Well, one option you might have is what you're seeing here, is this is a simulation of Stata. This is generated from a laser data that was collected by a robot going around with the laser mapping the floor's data. And we made it easy so that with basically one command, you can generate an entire 3D world from laser data that is identical to that real-world environment from which the data was collected. And you can localize an agent within it.
So you can do this for nearly any space. And you can start seeing how it becomes much easier to get the data that you need to feed into a benchmarking system like Brain-Score and really be able to compare these outputs.
So, we have talked about where we are, how we got here. Where are we going? So you've seen the Quest Stimulus Library with some Quest-created stimuli, and virtual environments for conducting experiments with both human and AI participants. And I also asked you to imagine with me, if you recall, different instances of platform like Brain-Score for things like navigation, embodied intelligence.

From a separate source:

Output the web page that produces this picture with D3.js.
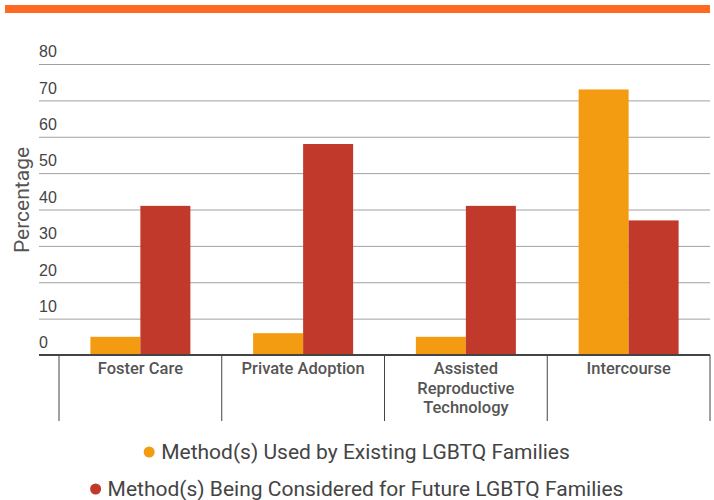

Now I'm asking you to imagine, what if these things were components in a larger system? A system that allowed us to easily find, create, adapt virtual tasks and environments and stimuli, deploy these assets in new experiments for both biological and computational agents, make an apples-to-apples comparison of the internal activations and external behaviors of these agents, allow those insights to drive your model development, and also share them back.
So again, this is creating, sharing, discovering, and deploying stimuli tests and environments, conducting experiments, benchmarking models against neuro, behavioral, and ground truth data.
Benchmarking drives your model development, so your insights on how well your model compares to other models in human behavior, and internal neuro activations and ground truth data will actually inform how you build that model, what your next cycles will look like. And finally, when you have something that you are excited to share, you can actually link those results back to the original experimental assets.
So this is all very exciting hopefully just in and of itself because you can start seeing the possibilities of what we might be able to do if we had such a system. We could possibly learn more about the foundations of cognition and the development of intelligence. We could improve our understanding of the overlap and interplay between sensory modalities and the different facets of intelligence.
And very importantly, we can create integrated computational models that both serve as models of the natural system and accomplish that behavior not just in the narrowly-defined domains that we have right now, but with the generalizability and flexibility that we see in biology. So such a system could drive significant advancements in both AI and our understanding of general intelligence.
So that's us. These are the people who are trying to build that system. Given the scope we are trying to expand our core team, but in the meantime, we are really lucky to have excellent collaborators across the Missions, across MIT, and in the external world who are helping us build it. So we are very honored and excited to be a part of building the science of intelligence.